Problem requirements — Leave out all pictures and return, exactly as written, the lines from the line containing "Clone this chart in seaborn and matplotlib." to the line containing "from matplotlib.patches import FancyArrow, Rectangle", both ends kept.

Material supplied —
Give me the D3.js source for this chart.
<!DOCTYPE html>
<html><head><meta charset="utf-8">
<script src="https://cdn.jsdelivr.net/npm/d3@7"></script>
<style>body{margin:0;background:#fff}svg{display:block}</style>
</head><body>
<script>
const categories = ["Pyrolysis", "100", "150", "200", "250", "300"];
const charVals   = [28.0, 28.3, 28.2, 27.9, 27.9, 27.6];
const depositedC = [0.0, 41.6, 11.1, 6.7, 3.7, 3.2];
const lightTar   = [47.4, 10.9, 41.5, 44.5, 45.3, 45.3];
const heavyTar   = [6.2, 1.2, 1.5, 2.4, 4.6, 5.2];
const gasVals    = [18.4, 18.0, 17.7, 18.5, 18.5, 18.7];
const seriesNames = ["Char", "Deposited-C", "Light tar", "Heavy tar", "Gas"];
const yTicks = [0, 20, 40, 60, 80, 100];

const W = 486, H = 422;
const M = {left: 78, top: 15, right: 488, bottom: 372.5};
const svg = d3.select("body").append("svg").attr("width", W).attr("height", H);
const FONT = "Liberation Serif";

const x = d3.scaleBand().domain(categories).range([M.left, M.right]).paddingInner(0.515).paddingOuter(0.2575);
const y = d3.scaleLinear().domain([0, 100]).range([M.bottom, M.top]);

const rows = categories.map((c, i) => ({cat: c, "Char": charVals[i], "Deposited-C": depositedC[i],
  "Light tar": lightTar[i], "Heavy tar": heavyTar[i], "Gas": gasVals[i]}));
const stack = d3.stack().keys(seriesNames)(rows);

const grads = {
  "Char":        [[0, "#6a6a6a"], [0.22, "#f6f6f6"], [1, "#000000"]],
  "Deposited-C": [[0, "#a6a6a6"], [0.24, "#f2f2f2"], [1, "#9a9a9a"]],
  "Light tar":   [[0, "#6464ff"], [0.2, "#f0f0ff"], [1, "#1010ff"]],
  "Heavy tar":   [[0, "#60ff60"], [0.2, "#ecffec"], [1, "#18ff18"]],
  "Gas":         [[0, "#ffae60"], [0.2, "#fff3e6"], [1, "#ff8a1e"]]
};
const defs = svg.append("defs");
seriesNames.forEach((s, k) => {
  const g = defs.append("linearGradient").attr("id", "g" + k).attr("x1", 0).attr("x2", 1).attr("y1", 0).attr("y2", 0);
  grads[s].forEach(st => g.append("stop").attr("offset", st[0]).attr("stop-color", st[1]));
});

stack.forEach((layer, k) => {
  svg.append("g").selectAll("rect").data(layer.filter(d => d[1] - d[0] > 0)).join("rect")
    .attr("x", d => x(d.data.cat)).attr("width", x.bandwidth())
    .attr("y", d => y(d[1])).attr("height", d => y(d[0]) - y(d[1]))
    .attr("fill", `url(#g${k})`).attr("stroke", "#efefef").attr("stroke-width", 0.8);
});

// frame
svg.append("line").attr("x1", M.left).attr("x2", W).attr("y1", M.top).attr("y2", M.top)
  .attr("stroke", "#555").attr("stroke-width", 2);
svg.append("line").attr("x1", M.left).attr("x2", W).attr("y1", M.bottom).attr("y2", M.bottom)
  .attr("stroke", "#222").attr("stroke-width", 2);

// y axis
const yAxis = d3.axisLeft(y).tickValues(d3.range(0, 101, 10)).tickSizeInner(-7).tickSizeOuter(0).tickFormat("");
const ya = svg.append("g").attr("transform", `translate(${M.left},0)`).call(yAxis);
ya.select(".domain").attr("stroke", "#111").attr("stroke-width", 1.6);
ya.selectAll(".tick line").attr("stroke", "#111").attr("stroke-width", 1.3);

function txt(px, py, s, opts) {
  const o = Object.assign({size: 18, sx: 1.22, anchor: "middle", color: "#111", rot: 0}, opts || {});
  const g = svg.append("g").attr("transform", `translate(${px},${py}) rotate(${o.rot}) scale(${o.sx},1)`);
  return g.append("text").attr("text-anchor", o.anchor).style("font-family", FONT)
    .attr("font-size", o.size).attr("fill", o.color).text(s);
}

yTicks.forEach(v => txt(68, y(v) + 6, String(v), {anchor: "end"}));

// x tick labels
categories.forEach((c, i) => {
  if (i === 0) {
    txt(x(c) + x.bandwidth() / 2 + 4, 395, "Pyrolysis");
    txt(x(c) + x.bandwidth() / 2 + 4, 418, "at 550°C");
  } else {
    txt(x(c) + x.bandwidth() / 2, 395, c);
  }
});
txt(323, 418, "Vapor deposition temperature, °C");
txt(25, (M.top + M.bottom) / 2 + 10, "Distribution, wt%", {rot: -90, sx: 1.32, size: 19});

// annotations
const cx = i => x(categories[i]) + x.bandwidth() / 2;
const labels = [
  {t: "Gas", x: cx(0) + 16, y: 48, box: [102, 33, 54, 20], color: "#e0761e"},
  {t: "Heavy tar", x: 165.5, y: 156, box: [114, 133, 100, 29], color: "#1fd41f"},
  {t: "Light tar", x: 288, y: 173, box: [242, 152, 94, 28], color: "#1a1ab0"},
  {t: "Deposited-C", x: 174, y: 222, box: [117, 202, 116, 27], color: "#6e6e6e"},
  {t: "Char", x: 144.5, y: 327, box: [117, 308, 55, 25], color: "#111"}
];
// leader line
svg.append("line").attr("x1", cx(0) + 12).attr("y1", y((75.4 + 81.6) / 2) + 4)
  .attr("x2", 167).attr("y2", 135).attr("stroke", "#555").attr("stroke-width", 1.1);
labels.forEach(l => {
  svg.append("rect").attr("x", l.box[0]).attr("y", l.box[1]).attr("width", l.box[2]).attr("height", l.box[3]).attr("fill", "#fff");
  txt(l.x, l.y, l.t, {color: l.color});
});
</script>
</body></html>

...

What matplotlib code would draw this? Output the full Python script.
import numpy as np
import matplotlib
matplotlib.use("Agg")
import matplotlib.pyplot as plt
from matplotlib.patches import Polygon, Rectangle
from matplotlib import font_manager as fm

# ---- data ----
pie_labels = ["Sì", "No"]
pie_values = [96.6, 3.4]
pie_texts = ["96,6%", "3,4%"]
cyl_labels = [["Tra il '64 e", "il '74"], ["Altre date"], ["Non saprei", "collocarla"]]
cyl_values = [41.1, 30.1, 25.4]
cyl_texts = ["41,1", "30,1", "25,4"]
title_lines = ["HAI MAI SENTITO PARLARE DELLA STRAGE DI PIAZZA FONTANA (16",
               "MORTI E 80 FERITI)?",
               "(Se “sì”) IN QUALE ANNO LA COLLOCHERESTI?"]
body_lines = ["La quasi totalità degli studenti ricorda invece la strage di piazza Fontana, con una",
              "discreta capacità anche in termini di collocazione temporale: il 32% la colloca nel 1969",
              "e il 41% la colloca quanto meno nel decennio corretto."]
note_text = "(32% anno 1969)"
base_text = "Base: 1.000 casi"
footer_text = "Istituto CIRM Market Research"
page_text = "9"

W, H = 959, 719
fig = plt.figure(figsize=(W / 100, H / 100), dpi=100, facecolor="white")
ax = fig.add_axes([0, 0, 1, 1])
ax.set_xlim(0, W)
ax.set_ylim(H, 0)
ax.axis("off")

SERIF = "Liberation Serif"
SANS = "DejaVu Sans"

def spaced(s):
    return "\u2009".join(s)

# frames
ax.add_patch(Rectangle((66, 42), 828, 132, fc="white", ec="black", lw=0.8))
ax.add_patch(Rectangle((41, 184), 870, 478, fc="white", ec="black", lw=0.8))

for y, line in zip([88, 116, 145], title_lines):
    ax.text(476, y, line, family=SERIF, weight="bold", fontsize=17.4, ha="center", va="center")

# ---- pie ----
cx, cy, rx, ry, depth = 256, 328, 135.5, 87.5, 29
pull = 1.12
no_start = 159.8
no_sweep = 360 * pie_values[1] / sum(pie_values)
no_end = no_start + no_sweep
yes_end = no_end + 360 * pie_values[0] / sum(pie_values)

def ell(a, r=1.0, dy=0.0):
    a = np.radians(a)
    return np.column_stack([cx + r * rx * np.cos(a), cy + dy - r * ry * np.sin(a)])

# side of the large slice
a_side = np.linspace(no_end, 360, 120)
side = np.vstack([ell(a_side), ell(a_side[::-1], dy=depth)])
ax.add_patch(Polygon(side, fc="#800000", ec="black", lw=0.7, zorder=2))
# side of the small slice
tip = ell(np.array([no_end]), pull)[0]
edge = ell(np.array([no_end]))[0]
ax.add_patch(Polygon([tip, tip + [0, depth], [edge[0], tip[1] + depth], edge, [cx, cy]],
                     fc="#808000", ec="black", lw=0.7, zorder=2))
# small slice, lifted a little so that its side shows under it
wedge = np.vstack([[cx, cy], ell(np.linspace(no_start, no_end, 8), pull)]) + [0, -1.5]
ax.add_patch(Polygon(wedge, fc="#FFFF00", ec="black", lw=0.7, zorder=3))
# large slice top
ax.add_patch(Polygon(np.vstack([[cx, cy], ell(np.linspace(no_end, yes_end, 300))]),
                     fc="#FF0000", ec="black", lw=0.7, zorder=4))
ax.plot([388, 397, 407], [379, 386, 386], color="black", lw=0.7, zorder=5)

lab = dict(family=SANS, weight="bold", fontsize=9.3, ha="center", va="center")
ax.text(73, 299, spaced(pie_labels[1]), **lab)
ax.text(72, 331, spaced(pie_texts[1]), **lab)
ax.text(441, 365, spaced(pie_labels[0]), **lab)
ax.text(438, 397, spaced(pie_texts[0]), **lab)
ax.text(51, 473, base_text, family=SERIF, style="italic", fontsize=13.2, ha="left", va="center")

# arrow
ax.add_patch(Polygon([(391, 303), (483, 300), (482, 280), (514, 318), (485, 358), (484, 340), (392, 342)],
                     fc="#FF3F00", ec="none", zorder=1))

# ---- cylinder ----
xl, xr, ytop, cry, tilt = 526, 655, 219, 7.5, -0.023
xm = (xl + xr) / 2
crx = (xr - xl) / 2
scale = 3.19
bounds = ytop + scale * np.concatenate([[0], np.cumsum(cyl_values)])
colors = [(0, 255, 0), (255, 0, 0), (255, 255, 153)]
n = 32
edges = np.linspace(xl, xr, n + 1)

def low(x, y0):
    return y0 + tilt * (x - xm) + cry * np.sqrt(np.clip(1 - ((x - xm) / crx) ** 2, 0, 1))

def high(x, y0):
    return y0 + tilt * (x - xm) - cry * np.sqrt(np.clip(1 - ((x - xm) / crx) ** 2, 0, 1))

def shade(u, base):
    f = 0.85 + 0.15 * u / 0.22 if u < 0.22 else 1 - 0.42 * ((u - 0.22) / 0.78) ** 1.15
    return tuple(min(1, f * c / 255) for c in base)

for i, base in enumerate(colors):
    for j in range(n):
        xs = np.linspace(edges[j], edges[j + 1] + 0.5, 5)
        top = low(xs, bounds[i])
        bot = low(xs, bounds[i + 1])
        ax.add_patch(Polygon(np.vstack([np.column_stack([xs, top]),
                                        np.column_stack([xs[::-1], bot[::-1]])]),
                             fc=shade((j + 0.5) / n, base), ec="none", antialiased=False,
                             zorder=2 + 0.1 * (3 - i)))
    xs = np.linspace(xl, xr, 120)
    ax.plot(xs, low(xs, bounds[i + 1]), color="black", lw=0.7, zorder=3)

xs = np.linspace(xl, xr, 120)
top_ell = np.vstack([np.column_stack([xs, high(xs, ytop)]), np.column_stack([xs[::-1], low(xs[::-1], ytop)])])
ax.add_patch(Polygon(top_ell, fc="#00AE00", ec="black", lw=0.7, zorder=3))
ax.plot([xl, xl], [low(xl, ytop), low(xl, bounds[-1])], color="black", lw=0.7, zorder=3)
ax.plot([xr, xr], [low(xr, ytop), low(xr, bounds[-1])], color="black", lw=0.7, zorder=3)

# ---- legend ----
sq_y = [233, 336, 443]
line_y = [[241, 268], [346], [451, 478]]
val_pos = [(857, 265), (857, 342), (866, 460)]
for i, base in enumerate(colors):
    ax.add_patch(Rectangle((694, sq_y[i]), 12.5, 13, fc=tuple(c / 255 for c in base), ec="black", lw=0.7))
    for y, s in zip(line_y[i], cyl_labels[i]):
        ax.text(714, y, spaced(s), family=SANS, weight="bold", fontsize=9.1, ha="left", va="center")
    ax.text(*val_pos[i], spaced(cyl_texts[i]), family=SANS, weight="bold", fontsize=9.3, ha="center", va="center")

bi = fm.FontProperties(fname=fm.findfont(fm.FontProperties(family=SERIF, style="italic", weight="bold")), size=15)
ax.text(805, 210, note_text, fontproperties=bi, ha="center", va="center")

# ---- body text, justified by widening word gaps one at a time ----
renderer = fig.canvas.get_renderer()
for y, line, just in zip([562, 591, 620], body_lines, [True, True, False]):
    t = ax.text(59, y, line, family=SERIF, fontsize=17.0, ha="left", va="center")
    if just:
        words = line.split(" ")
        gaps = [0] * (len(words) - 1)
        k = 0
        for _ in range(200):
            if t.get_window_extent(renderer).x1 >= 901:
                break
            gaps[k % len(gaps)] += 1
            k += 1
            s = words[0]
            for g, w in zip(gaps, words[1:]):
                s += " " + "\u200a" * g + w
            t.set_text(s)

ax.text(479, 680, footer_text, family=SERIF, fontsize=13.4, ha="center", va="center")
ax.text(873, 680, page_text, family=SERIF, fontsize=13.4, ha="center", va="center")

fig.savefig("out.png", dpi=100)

...

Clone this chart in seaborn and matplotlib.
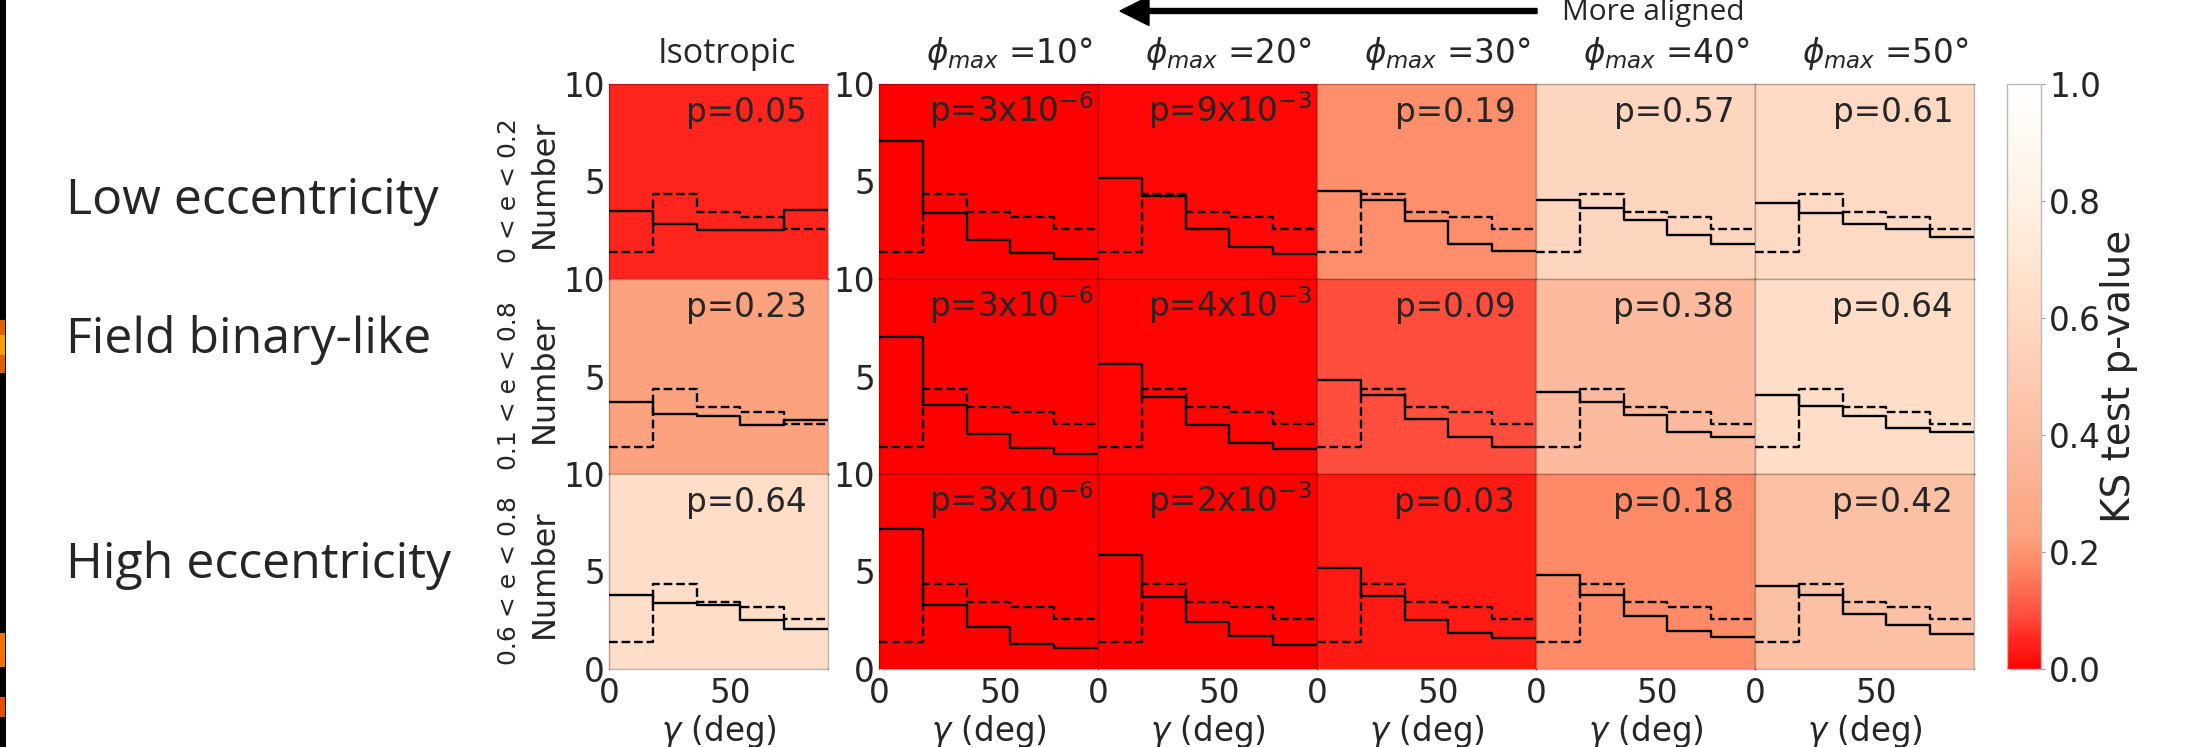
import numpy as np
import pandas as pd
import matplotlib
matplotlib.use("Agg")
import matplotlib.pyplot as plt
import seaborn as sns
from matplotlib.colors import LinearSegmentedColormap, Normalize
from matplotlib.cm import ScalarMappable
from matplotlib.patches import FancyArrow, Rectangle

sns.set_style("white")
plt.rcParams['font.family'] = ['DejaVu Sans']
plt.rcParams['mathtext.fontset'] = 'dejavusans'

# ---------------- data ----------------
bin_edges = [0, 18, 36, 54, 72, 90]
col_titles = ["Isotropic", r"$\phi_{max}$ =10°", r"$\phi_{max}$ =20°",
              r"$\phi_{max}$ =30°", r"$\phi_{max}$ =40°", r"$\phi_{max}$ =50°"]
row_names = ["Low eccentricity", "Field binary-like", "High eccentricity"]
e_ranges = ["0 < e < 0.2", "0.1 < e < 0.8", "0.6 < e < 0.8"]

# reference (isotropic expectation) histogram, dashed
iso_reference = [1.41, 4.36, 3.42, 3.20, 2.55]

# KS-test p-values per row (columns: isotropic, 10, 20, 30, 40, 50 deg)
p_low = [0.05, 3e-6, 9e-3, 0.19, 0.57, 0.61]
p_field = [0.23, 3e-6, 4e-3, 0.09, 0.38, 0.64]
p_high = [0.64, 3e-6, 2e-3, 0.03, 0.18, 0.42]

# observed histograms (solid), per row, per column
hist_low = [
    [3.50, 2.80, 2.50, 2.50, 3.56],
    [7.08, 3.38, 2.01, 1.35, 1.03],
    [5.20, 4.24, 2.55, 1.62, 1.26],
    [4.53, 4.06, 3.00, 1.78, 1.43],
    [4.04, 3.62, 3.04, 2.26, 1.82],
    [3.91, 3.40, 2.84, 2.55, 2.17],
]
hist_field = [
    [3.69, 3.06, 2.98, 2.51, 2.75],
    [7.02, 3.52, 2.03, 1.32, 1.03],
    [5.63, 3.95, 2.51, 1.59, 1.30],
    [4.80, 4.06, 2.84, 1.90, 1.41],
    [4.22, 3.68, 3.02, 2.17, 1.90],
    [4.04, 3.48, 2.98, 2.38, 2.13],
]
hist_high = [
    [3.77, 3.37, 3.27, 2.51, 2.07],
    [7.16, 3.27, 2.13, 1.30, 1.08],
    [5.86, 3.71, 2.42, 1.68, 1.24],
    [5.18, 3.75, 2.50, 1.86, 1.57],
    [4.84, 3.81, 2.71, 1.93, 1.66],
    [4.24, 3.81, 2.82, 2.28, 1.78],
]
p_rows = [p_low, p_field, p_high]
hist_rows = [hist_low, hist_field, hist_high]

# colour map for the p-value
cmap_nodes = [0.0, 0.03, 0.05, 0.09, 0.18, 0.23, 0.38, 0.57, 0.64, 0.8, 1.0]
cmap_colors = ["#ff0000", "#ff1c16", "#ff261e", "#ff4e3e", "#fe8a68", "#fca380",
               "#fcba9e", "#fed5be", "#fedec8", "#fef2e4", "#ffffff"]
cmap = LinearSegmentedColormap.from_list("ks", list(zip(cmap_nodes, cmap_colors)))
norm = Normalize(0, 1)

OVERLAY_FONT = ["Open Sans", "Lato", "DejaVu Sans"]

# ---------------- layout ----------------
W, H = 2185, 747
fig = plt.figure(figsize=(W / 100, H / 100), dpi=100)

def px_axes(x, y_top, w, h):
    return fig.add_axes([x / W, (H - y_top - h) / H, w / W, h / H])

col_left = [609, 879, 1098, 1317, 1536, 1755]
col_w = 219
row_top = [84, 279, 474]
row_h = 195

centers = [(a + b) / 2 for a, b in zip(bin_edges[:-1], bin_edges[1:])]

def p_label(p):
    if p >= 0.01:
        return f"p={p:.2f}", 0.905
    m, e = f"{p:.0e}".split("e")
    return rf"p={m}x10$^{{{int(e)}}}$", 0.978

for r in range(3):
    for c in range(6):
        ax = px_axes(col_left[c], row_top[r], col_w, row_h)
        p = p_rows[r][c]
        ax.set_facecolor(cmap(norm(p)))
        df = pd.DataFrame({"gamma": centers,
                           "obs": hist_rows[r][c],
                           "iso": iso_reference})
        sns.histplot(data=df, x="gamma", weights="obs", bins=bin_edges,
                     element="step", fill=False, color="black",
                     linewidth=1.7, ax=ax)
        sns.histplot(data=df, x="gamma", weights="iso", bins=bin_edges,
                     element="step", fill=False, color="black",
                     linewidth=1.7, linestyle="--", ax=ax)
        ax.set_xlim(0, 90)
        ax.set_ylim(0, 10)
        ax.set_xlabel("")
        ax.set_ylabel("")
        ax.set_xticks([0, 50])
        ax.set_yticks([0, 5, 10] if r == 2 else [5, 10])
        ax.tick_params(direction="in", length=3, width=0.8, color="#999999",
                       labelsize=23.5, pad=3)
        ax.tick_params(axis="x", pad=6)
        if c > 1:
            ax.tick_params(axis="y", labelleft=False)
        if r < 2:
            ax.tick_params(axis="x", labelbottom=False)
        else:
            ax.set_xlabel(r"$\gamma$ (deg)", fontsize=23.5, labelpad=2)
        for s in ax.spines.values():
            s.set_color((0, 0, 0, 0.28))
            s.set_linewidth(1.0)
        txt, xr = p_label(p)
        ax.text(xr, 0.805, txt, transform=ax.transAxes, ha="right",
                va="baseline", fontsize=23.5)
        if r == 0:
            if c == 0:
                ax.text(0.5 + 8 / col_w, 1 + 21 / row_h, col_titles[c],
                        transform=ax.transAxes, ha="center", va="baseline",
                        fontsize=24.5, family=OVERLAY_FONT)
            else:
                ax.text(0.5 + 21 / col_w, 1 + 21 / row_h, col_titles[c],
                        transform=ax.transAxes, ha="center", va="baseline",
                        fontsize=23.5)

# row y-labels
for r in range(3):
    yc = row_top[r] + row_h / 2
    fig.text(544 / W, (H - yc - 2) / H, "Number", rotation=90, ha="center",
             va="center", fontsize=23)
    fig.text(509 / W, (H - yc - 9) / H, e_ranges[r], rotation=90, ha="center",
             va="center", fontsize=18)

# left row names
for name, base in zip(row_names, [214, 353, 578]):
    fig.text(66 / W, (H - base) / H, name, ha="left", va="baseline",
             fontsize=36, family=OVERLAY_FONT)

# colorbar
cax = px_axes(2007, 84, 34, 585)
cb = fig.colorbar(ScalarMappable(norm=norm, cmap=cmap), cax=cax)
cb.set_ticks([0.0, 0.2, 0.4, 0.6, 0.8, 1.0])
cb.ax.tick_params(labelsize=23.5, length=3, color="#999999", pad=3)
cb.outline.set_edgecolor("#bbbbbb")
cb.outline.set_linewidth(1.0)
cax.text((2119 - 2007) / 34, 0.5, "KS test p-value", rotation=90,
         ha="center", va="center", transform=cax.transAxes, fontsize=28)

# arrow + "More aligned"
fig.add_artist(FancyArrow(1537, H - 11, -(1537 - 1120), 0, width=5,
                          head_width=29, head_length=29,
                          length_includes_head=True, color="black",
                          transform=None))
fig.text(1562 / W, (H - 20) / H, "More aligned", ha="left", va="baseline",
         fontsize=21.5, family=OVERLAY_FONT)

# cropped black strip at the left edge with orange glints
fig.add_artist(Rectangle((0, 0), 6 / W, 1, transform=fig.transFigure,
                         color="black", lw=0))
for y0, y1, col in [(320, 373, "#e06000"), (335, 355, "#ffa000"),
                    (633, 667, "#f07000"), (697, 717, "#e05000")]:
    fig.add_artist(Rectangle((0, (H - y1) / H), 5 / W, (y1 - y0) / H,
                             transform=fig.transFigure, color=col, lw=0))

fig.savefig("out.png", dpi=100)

Finished answer —
Clone this chart in seaborn and matplotlib.
import numpy as np
import pandas as pd
import matplotlib
matplotlib.use("Agg")
import matplotlib.pyplot as plt
import seaborn as sns
from matplotlib.colors import LinearSegmentedColormap, Normalize
from matplotlib.cm import ScalarMappable
from matplotlib.patches import FancyArrow, Rectangle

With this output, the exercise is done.